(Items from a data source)
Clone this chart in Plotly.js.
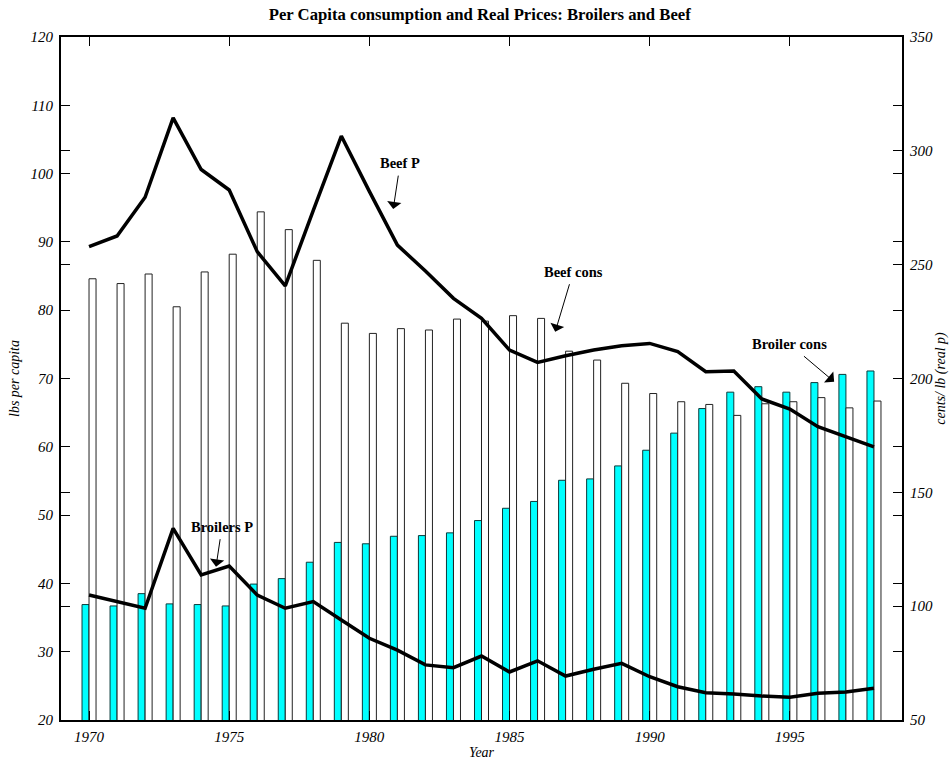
<!DOCTYPE html>
<html>
<head>
<meta charset="utf-8">
<script src="https://cdn.plot.ly/plotly-3.0.1.min.js"></script>
<style>
  html, body { margin: 0; padding: 0; background: #ffffff; }
  #chart { width: 951px; height: 760px; }
</style>
</head>
<body>
<div id="chart"></div>
<script>
// ---- data ----
const years = [1970,1971,1972,1973,1974,1975,1976,1977,1978,1979,1980,1981,1982,1983,1984,1985,1986,1987,1988,1989,1990,1991,1992,1993,1994,1995,1996,1997,1998];
// per capita consumption, lbs (left axis)
const broilerCons = [36.9,36.7,38.5,37.0,36.9,36.7,39.9,40.7,43.1,46.0,45.8,46.9,47.0,47.4,49.2,51.0,52.0,55.1,55.3,57.2,59.5,62.0,65.6,68.0,68.8,68.0,69.4,70.6,71.1];
const beefCons    = [84.6,83.9,85.3,80.5,85.6,88.2,94.4,91.8,87.3,78.1,76.6,77.3,77.1,78.7,78.4,79.2,78.8,74.0,72.7,69.3,67.8,66.6,66.2,64.6,66.3,66.6,67.2,65.7,66.7];
// real prices, cents/lb (right axis)
const beefPrice    = [257.9,262.6,279.6,314.5,291.8,282.8,255.7,240.7,273.8,306.5,282.2,258.6,247.2,235.2,226.4,212.5,207.1,210.0,212.5,214.4,215.4,211.8,203.0,203.3,191.0,186.6,178.8,174.4,170.0];
const broilerPrice = [104.9,102.0,99.1,134.2,113.7,117.6,104.9,99.1,102.0,93.9,85.9,80.7,74.2,73.0,78.1,71.1,76.0,69.3,72.3,74.9,69.0,64.6,62.0,61.4,60.5,60.0,61.7,62.3,63.9];
const xTicks = [1970,1975,1980,1985,1990,1995];
const leftTicks = [20,30,40,50,60,70,80,90,100,110,120];
const rightTicks = [50,100,150,200,250,300,350];

const serif = '"Liberation Serif", "Times New Roman", Times, serif';
const it = v => '<i>' + v + '</i>';

const traces = [
  { type: 'bar', name: 'Broiler cons', x: years, y: broilerCons, yaxis: 'y',
    marker: { color: '#00FFFF', line: { color: '#0a3a3a', width: 1 } }, hoverinfo: 'skip' },
  { type: 'bar', name: 'Beef cons', x: years, y: beefCons, yaxis: 'y',
    marker: { color: '#FFFFFF', line: { color: '#222222', width: 1 } }, hoverinfo: 'skip' },
  { type: 'scatter', mode: 'lines', name: 'Beef P', x: years, y: beefPrice, yaxis: 'y2',
    line: { color: '#000000', width: 3.5 } },
  { type: 'scatter', mode: 'lines', name: 'Broilers P', x: years, y: broilerPrice, yaxis: 'y2',
    line: { color: '#000000', width: 3.5 } }
];

const tickFont = { family: serif, size: 15, style: 'italic', color: '#000' };
const annFont = { family: serif, size: 14.5, weight: 700, color: '#000' };

function ann(text, x, y, ax, ay) {
  return { text: text, x: x, y: y, xref: 'x', yref: 'y', ax: ax, ay: ay,
    showarrow: true, arrowhead: 1, arrowsize: 2.4, arrowwidth: 1, arrowcolor: '#000',
    borderpad: 4, font: annFont };
}

const layout = {
  width: 951, height: 760,
  margin: { l: 61, r: 49, t: 37, b: 40 },
  paper_bgcolor: '#ffffff', plot_bgcolor: '#ffffff',
  showlegend: false,
  barmode: 'group', bargap: 0.5, bargroupgap: 0,
  title: { text: 'Per Capita consumption and Real Prices: Broilers and Beef',
    font: { family: serif, size: 16.7, weight: 700, color: '#000' },
    x: 0.5045, xanchor: 'center', y: 0.982, yanchor: 'middle' },
  xaxis: {
    range: [1969, 1999], tickvals: xTicks, ticktext: xTicks.map(it),
    ticks: 'inside', ticklen: 9, tickwidth: 1, tickcolor: '#000',
    showline: true, linecolor: '#000', linewidth: 2, mirror: 'ticks',
    showgrid: false, zeroline: false, tickfont: tickFont, ticklabelstandoff: 2,
    title: { text: '<i>Year</i>', font: { family: serif, size: 14, style: 'italic', color: '#000' }, standoff: 4 }
  },
  yaxis: {
    range: [20, 120], tickvals: leftTicks, ticktext: leftTicks.map(it),
    ticks: 'inside', ticklen: 9, tickwidth: 1, tickcolor: '#000',
    showline: true, linecolor: '#000', linewidth: 2, mirror: 'ticks',
    showgrid: false, zeroline: false, tickfont: tickFont, ticklabelstandoff: 3,
    title: { text: '<i>lbs per capita</i>', font: { family: serif, size: 14, style: 'italic', color: '#000' }, standoff: 8 }
  },
  yaxis2: {
    range: [50, 350], tickvals: rightTicks, ticktext: rightTicks.map(it), overlaying: 'y', side: 'right',
    ticks: 'inside', ticklen: 9, tickwidth: 1, tickcolor: '#000',
    showline: true, linecolor: '#000', linewidth: 2, mirror: 'ticks',
    showgrid: false, zeroline: false, tickfont: tickFont, ticklabelstandoff: 3,
    title: { text: '<i>cents/ lb (real p)</i>', font: { family: serif, size: 14, style: 'italic', color: '#000' }, standoff: 0 }
  },
  annotations: [
    ann('Beef P', 1980.85, 94.8, 7, -46),
    ann('Beef cons', 1986.63, 76.85, 18, -60),
    ann('Broiler cons', 1996.58, 69.53, -45, -38),
    ann('Broilers P', 1974.53, 42.45, 6, -40)
  ]
};

Plotly.newPlot('chart', traces, layout, { staticPlot: true, displayModeBar: false });
</script>
</body>
</html>
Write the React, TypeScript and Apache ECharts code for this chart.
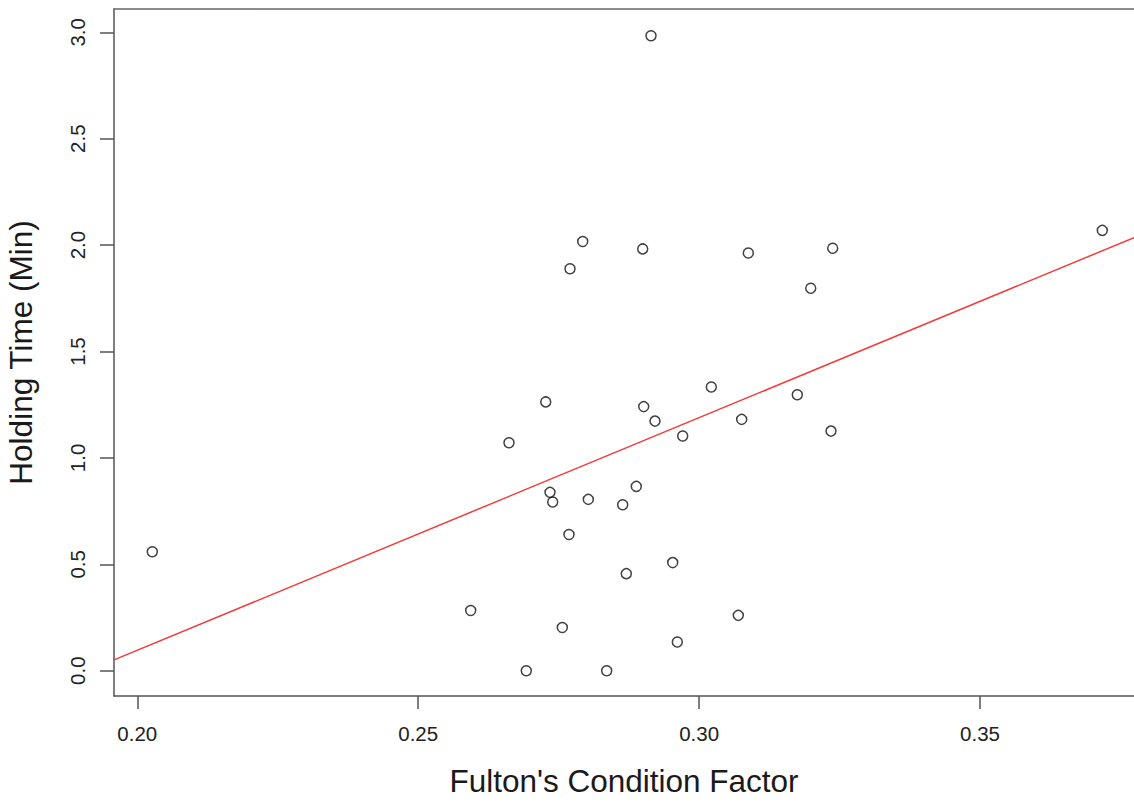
import React, { useEffect, useRef } from "react";
import * as echarts from "echarts";

// Fulton's condition factor (x) and holding time in minutes (y)
const conditionFactor = [
  0.2727, 0.26616, 0.29014, 0.29215, 0.29708, 0.27346, 0.27394, 0.28028,
  0.2864, 0.28882, 0.27684, 0.2953, 0.28704, 0.25934, 0.27565, 0.29612,
  0.26924, 0.28355, 0.30217, 0.31748, 0.30758, 0.32348, 0.30698, 0.27928,
  0.27702, 0.28996, 0.30876, 0.32378, 0.31987, 0.29144, 0.20267, 0.37177,
];
const holdingTime = [
  1.263, 1.071, 1.241, 1.173, 1.103, 0.838, 0.793, 0.805,
  0.78, 0.866, 0.64, 0.508, 0.456, 0.283, 0.203, 0.135,
  0.0, 0.0, 1.333, 1.297, 1.181, 1.126, 0.26, 2.017,
  1.889, 1.982, 1.963, 1.985, 1.797, 2.984, 0.559, 2.069,
];

// fitted regression line
const fitIntercept = -2.09;
const fitSlope = 10.93;

// axis ranges and tick values
const xRange = [0.195853, 0.377412];
const yRange = [-0.1189, 3.1095];
const xTicks = [0.2, 0.25, 0.3, 0.35];
const yTicks = [0, 0.5, 1, 1.5, 2, 2.5, 3];

const xTitle = "Fulton's Condition Factor";
const yTitle = "Holding Time (Min)";

export default function App() {
  const ref = useRef<HTMLDivElement>(null);

  useEffect(() => {
    document.body.style.margin = "0";
    if (!ref.current) return;
    const chart = echarts.init(ref.current, undefined, { renderer: "svg" });
    const font = "'Liberation Sans', Arial, Helvetica, sans-serif";
    const points = conditionFactor.map((x, i) => [x, holdingTime[i]]);
    const fitLine = xRange.map((x) => [x, fitIntercept + fitSlope * x]);

    chart.setOption({
      animation: false,
      backgroundColor: "#ffffff",
      textStyle: { fontFamily: font },
      grid: {
        left: 114,
        right: 0,
        top: 9,
        bottom: 106,
        containLabel: false,
        outerBoundsMode: "none",
      },
      xAxis: [
        {
          type: "value",
          min: xRange[0],
          max: xRange[1],
          position: "bottom",
          name: xTitle,
          nameLocation: "middle",
          nameGap: 69,
          nameTextStyle: { fontSize: 31.5, color: "#1a1a1a", fontFamily: font },
          axisLine: { show: true, onZero: false, lineStyle: { color: "#555", width: 1.5 } },
          axisTick: {
            show: true,
            length: 13,
            customValues: xTicks,
            lineStyle: { color: "#555", width: 1.5 },
          },
          axisLabel: {
            show: true,
            customValues: xTicks,
            margin: 27,
            fontSize: 20.5,
            color: "#222",
            fontFamily: font,
            formatter: (v: number) => v.toFixed(2),
          },
          splitLine: { show: false },
        },
        {
          type: "value",
          min: xRange[0],
          max: xRange[1],
          position: "top",
          axisLine: { show: true, onZero: false, lineStyle: { color: "#666", width: 1.5 } },
          axisTick: { show: false },
          axisLabel: { show: false },
          splitLine: { show: false },
        },
      ],
      yAxis: {
        type: "value",
        min: yRange[0],
        max: yRange[1],
        name: yTitle,
        nameLocation: "middle",
        nameGap: 77,
        nameRotate: 90,
        nameTextStyle: { fontSize: 31.5, color: "#1a1a1a", fontFamily: font },
        axisLine: { show: true, onZero: false, lineStyle: { color: "#555", width: 1.5 } },
        axisTick: {
          show: true,
          length: 14,
          customValues: yTicks,
          lineStyle: { color: "#555", width: 1.5 },
        },
        axisLabel: {
          show: true,
          customValues: yTicks,
          rotate: 90,
          margin: 26,
          fontSize: 20.5,
          color: "#222",
          fontFamily: font,
          formatter: (v: number) => v.toFixed(1),
        },
        splitLine: { show: false },
      },
      series: [
        {
          type: "scatter",
          data: points,
          symbol: "circle",
          symbolSize: 10,
          itemStyle: { color: "rgba(255,255,255,0)", borderColor: "#111", borderWidth: 1.5 },
          z: 3,
        },
        {
          type: "line",
          data: fitLine,
          symbol: "none",
          lineStyle: { color: "#f23c3c", width: 1.5 },
          clip: true,
          z: 2,
        },
      ],
    });

    return () => chart.dispose();
  }, []);

  return <div ref={ref} style={{ width: 1134, height: 802 }} />;
}
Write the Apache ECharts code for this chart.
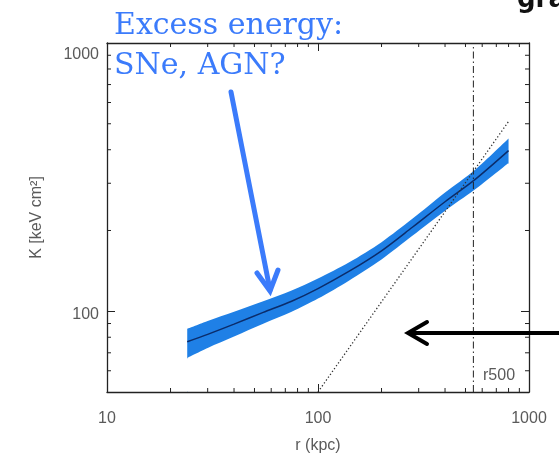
<!DOCTYPE html>
<html>
<head>
<meta charset="utf-8">
<script src="https://cdn.jsdelivr.net/npm/echarts@6/dist/echarts.min.js"></script>
<style>
  html, body { margin: 0; padding: 0; background: #fff; }
  #chart { width: 559px; height: 459px; }
</style>
</head>
<body>
<div id="chart"></div>
<script>
// Entropy profile K(r) with its scatter band, the r^1.1 baseline and r500
const radius = [24, 30, 40, 55, 75, 100, 140, 200, 280, 400, 550, 800];
const kMedian = [77, 82, 89.5, 99, 109, 121.5, 140.7, 168, 205.6, 256, 308, 397];
const kLower = [67, 73, 80.5, 89.8, 99.5, 111.5, 130, 156, 191, 237, 283, 357];
const kUpper = [86, 92, 99.5, 109, 119.5, 132.5, 152, 181, 221, 277, 335, 441];

// gravity-only baseline (straight line in log-log)
const baseR = [100, 800];
const baseK = [50, 510];

const r500 = 545;

const xRange = [10, 1000];
const yRange = [50, 1000];
const xLabels = [10, 100, 1000];
const yLabels = [100, 1000];
const xMinorTicks = [20, 30, 40, 50, 60, 70, 80, 90, 200, 300, 400, 500, 600, 700, 800, 900];
const yMinorTicks = [60, 70, 80, 90, 200, 300, 400, 500, 600, 700, 800, 900];

const labelFont = 'Liberation Sans';
const axisColor = '#222';
const textGrey = '#5a5a5a';
const blue = '#3b7bfb';
const bandBlue = '#1f80e6';

const chart = echarts.init(document.getElementById('chart'), null, { renderer: 'canvas' });

function axisBase(pos, showLabels) {
  return {
    type: 'log',
    logBase: 10,
    position: pos,
    z: 10,
    axisLine: { show: true, lineStyle: { color: axisColor, width: 1.3 } },
    axisTick: { show: true, inside: true, length: 8, lineStyle: { color: axisColor, width: 1 } },
    splitLine: { show: false },
    axisLabel: { show: showLabels }
  };
}

const xMain = Object.assign(axisBase('bottom', true), {
  min: xRange[0], max: xRange[1],
  axisLabel: {
    show: true, margin: 19, color: textGrey, fontSize: 16, fontFamily: labelFont,
    formatter: v => (xLabels.indexOf(Math.round(v)) >= 0 ? String(Math.round(v)) : '')
  },
  name: 'r (kpc)', nameLocation: 'middle', nameGap: 46,
  nameTextStyle: { color: textGrey, fontSize: 16, fontFamily: labelFont }
});
const xTop = Object.assign(axisBase('top', false), { min: xRange[0], max: xRange[1] });

const yMain = Object.assign(axisBase('left', true), {
  min: yRange[0], max: yRange[1],
  axisLabel: {
    show: true, margin: 8, color: textGrey, fontSize: 16, fontFamily: labelFont,
    formatter: v => {
      const n = Math.round(v);
      if (yLabels.indexOf(n) < 0) return '';
      return n === yRange[1] ? '{top|' + n + '}' : '{mid|' + n + '}';
    },
    rich: {
      top: { color: textGrey, fontSize: 16, fontFamily: labelFont, padding: [24, 0, 0, 0] },
      mid: { color: textGrey, fontSize: 16, fontFamily: labelFont, padding: [6, 0, 0, 0] }
    }
  },
  name: 'K [keV cm²]', nameLocation: 'middle', nameGap: 62, nameRotate: 90,
  nameTextStyle: { color: textGrey, fontSize: 16, fontFamily: labelFont }
});
const yRight = Object.assign(axisBase('right', false), { min: yRange[0], max: yRange[1] });

// short inward minor ticks on all four sides of the frame
function renderMinorTicks(params, api) {
  const kids = [];
  const style = { stroke: axisColor, lineWidth: 1 };
  xMinorTicks.forEach(x => {
    const b = api.coord([x, yRange[0]]);
    const t = api.coord([x, yRange[1]]);
    kids.push({ type: 'line', shape: { x1: b[0], y1: b[1], x2: b[0], y2: b[1] - 4 }, style });
    kids.push({ type: 'line', shape: { x1: t[0], y1: t[1], x2: t[0], y2: t[1] + 4 }, style });
  });
  yMinorTicks.forEach(y => {
    const l = api.coord([xRange[0], y]);
    const r = api.coord([xRange[1], y]);
    kids.push({ type: 'line', shape: { x1: l[0], y1: l[1], x2: l[0] + 4, y2: l[1] }, style });
    kids.push({ type: 'line', shape: { x1: r[0], y1: r[1], x2: r[0] - 4, y2: r[1] }, style });
  });
  return { type: 'group', children: kids };
}

// tidy the two vertical edges of the background-coloured fill under the band
function renderBandEdges(params, api) {
  const ends = [0, radius.length - 1];
  return {
    type: 'group',
    children: ends.map(i => {
      const top = api.coord([radius[i], kLower[i]]);
      const bottom = api.coord([radius[i], yRange[0]]);
      return {
        type: 'line',
        shape: { x1: top[0], y1: top[1] + 1, x2: bottom[0], y2: bottom[1] - 1 },
        style: { stroke: '#ffffff', lineWidth: 2.5 }
      };
    })
  };
}

// band: upper envelope filled down to the axis, then the region below the
// lower envelope painted back in the background colour
const bandSmooth = 0.3;

chart.setOption({
  backgroundColor: '#ffffff',
  animation: false,
  grid: { left: 107, right: 30, top: 43, bottom: 65 },
  xAxis: [xMain, xTop],
  yAxis: [yMain, yRight],
  series: [
    {
      type: 'line', name: 'band upper', xAxisIndex: 0, yAxisIndex: 0,
      data: radius.map((r, i) => [r, kUpper[i]]),
      smooth: bandSmooth, symbol: 'none', silent: true,
      lineStyle: { width: 0, opacity: 0 },
      areaStyle: { color: bandBlue, opacity: 1, origin: 'start' }, z: 1
    },
    {
      type: 'line', name: 'band lower', xAxisIndex: 0, yAxisIndex: 0,
      data: radius.map((r, i) => [r, kLower[i]]),
      smooth: bandSmooth, symbol: 'none', silent: true,
      lineStyle: { width: 0, opacity: 0 },
      areaStyle: { color: '#ffffff', opacity: 1, origin: 'start' }, z: 1.5
    },
    {
      type: 'custom', name: 'band edges', xAxisIndex: 0, yAxisIndex: 0,
      renderItem: renderBandEdges, data: [[radius[0], kLower[0]]], z: 1.8, silent: true
    },
    {
      type: 'line', name: 'median', xAxisIndex: 0, yAxisIndex: 0,
      data: radius.map((r, i) => [r, kMedian[i]]),
      smooth: bandSmooth, symbol: 'none',
      lineStyle: { color: '#0b2c6b', width: 1.5 }, z: 3
    },
    {
      type: 'line', name: 'baseline', xAxisIndex: 0, yAxisIndex: 0,
      data: baseR.map((r, i) => [r, baseK[i]]),
      symbol: 'none',
      lineStyle: { color: '#333', width: 1.3, type: [1.3, 2.2] }, z: 4
    },
    {
      type: 'line', name: 'r500', xAxisIndex: 0, yAxisIndex: 0,
      data: [[r500, yRange[0]], [r500, yRange[1]]],
      symbol: 'none',
      lineStyle: { color: '#222', width: 1, type: [7, 3, 1.5, 3] }, z: 4
    },
    {
      type: 'custom', name: 'minor ticks', xAxisIndex: 0, yAxisIndex: 0,
      renderItem: renderMinorTicks, data: [[xRange[0], yRange[0]]], z: 12, silent: true
    }
  ],
  graphic: [
    { type: 'text', left: 483, top: 368, z: 20, style: { text: 'r500', fill: textGrey, font: '16px "Liberation Sans"' } },
    {
      type: 'text', x: 114, y: 41, z: 20,
      style: { text: 'Excess energy:', fill: blue, font: '30px "DejaVu Serif"', verticalAlign: 'bottom' }
    },
    {
      type: 'text', x: 114, y: 81, z: 20,
      style: { text: 'SNe, AGN?', fill: blue, font: '30px "DejaVu Serif"', verticalAlign: 'bottom' }
    },
    {
      type: 'text', x: 517, y: 13, z: 20,
      style: { text: 'gravity', fill: '#111', font: 'bold 26px "DejaVu Sans"', verticalAlign: 'bottom' }
    },
    // blue pointer to the inner profile
    { type: 'line', z: 20, shape: { x1: 231, y1: 92, x2: 270, y2: 290 }, style: { stroke: blue, lineWidth: 5, lineCap: 'round' } },
    { type: 'polyline', z: 20, shape: { points: [[257, 273], [270, 291], [278, 270]] }, style: { stroke: blue, lineWidth: 5, lineCap: 'round', lineJoin: 'miter', fill: null } },
    // black pointer to the baseline
    { type: 'line', z: 20, shape: { x1: 565, y1: 333, x2: 410, y2: 333 }, style: { stroke: '#000', lineWidth: 4 } },
    { type: 'polyline', z: 20, shape: { points: [[427, 322], [408, 333], [427, 344]] }, style: { stroke: '#000', lineWidth: 4, lineCap: 'round', lineJoin: 'miter', fill: null } }
  ]
});
</script>
</body>
</html>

→ **What you need to do**
Begin with the line that contains "Write the React, TypeScript" and end with the line that contains "import * as"; write out both and all lines between exactly, but no pictures.

→ **Exercise answer**
Write the React, TypeScript and Apache ECharts code for this chart.
import React, { useEffect, useRef } from "react";
import * as echarts from "echarts";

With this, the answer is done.